Village Administrator Tim Gillian said video gaming terminals have been in place, although not in use, since the end of December, meeting the state requirement that they be in place for at least five days before their use is allowed. Owners of Chalk could theoretically start using the terminals once the village license is granted.

Although Chalk will be the first Forest Park establishment to offer video gaming, it will have competition.

Shanahan’s, 7353 Madison, also has received its state video gaming license but has yet to apply for a village license. Gillian said 16 other establishments have applied for state licenses, with action expected when the Illinois State Gaming Board meets Jan. 25 and 26.

Village officials have noted in the past that applicants for state video gaming licenses face strict requirements, including background checks. The gaming board has broad powers to deny licenses to individuals or businesses based on criminal history, past personal or business activities and associations, or involvement in illegal gambling. 

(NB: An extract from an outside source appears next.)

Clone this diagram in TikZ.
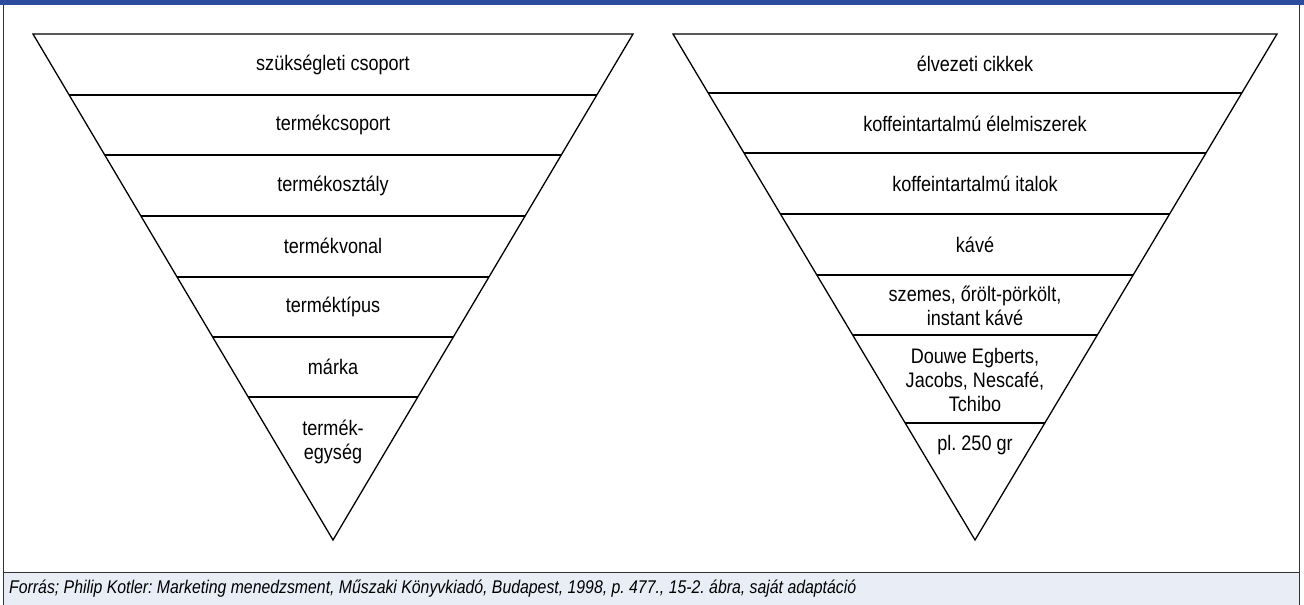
\documentclass[tikz,border=0pt]{standalone}
\usepackage{fontspec}
\setmainfont{Liberation Sans}
\newfontfamily\narrowsans[FakeStretch=0.86]{Liberation Sans}
\usetikzlibrary{calc}
\definecolor{pblue}{HTML}{2E4C9E}
\definecolor{pcap}{HTML}{E9EEF6}
\tikzset{
  pframe/.style={draw=black!80, line width=1pt},
  ptri/.style={draw=black, line width=1.3pt, line join=miter},
  plevel/.style={draw=black, line width=1.3pt},
  plbl/.style={font=\narrowsans\fontsize{21}{24}\selectfont\frenchspacing, align=center, inner sep=0pt},
  pcapt/.style={font=\narrowsans\fontsize{18.4}{22}\selectfont\itshape\frenchspacing, anchor=west, inner sep=0pt},
}

\begin{document}
\begin{tikzpicture}[x=1pt,y=-1pt]
  \useasboundingbox (0,0) rectangle (1304,605);
  \fill[white] (0,0) rectangle (1304,605);

  % keret
  \fill[pblue] (0,0) rectangle (1304,5);
  \fill[pcap] (3,572) rectangle (1299,605);
  \draw[pframe] (3,5) -- (3,605);
  \draw[pframe] (1299,5) -- (1299,605);
  \draw[pframe] (3,572) -- (1299,572);

  % bal piramis
  \coordinate (ltl) at (33,34);
  \coordinate (ltr) at (633,34);
  \coordinate (lap) at (333,540);
  \draw[ptri] (ltl) -- (ltr) -- (lap) -- cycle;
  \foreach \t in {0.1206,0.2391,0.3597,0.4802,0.5988,0.7174}
    \draw[plevel] ($(ltl)!\t!(lap)$) -- ($(ltr)!\t!(lap)$);

  \node[plbl] (lszuk) at (333,65)  {szükségleti csoport};
  \node[plbl] (lcsop) at (333,125) {termékcsoport};
  \node[plbl] (losz)  at (333,186) {termékosztály};
  \node[plbl] (lvon)  at (333,246) {termékvonal};
  \node[plbl] (ltip)  at (333,307) {terméktípus};
  \node[plbl] (lmark) at (333,367) {márka};
  \node[plbl] (legys) at (333,442) {termék-\\egység};

  % jobb piramis
  \coordinate (rtl) at (673,34);
  \coordinate (rtr) at (1277,34);
  \coordinate (rap) at (975,540);
  \draw[ptri] (rtl) -- (rtr) -- (rap) -- cycle;
  \foreach \t in {0.1166,0.2352,0.3557,0.4763,0.5949,0.7688}
    \draw[plevel] ($(rtl)!\t!(rap)$) -- ($(rtr)!\t!(rap)$);

  \node[plbl] (relv)  at (975,64)  {élvezeti cikkek};
  \node[plbl] (relel) at (975,124) {koffeintartalmú élelmiszerek};
  \node[plbl] (rital) at (975,184) {koffeintartalmú italok};
  \node[plbl] (rkave) at (975,245) {kávé};
  \node[plbl] (rszem) at (975,306) {szemes, őrölt-pörkölt,\\instant kávé};
  \node[plbl] (rmark) at (975,380) {Douwe Egberts,\\Jacobs, Nescafé,\\Tchibo};
  \node[plbl] (rgr)   at (975,445) {pl. 250 gr};

  % forrás
  \node[pcapt] (forras) at (9,589) {Forrás; Philip Kotler: Marketing menedzsment, Műszaki Könyvkiadó, Budapest, 1998, p. 477., 15-2. ábra, saját adaptáció};
\end{tikzpicture}
\end{document}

Before Chalk’s license could be approved, the Forest Park Village Council needed to amend the ordinance allowing video gaming, which was done by a 5-0 vote at Monday’s meeting. Mayor Anthony Calderone explained that the ordinance allowing video gaming, which was passed in October created the Class V license category but did not make any available. The number of licenses available in October was listed as “zero.” Monday’s action increased that number to 20.

According to the ordinance, a Class V license will only be available to a business holding a Class A liquor license for at least a year. All Class A licenses are currently taken and no new ones can be issued unless an existing Class A license holder relinquishes his license or the number of licenses available is increased, which can happen only by village council action.

Village officials explained in October that the requirement for a Class V license applicant to hold a Class A liquor license for at least a year was designed to prevent the appearance of so-called video cafes, a concern many residents had shared at video gaming forums and elsewhere. Unlike bars and restaurants that draw in regular patrons to eat or drink and offer video gaming on the side, the primary purpose of a video café is video gaming.

The annual fee is $5,000 and all licenses will expire on April 30 of each year. Gillian explained the village is charging a pro-rated fee to establishments applying for video gaming licenses before April 30, 2017. Chalk paid $1,666 for four months of its license.

If each of the 42 eligible businesses pay the $5,000 Class V license fee and each business elects to install five video gaming terminals, the most allowed, and pay the $25 per terminal fee, the village could realize as much as $250,000 annually. However, not all of the 42 eligible businesses are likely to apply and not all those that do are likely to opt for the maximum number of terminals.

Video gaming in Forest Park was a contentious issue in 2016 with the issue debated in public forums, town hall meetings and Village Council sessions. Residents voted against video gaming by a wide margin in a non-binding referendum in 2013. An effort to place a binding referendum on the November 2016 ballot was unsuccessful.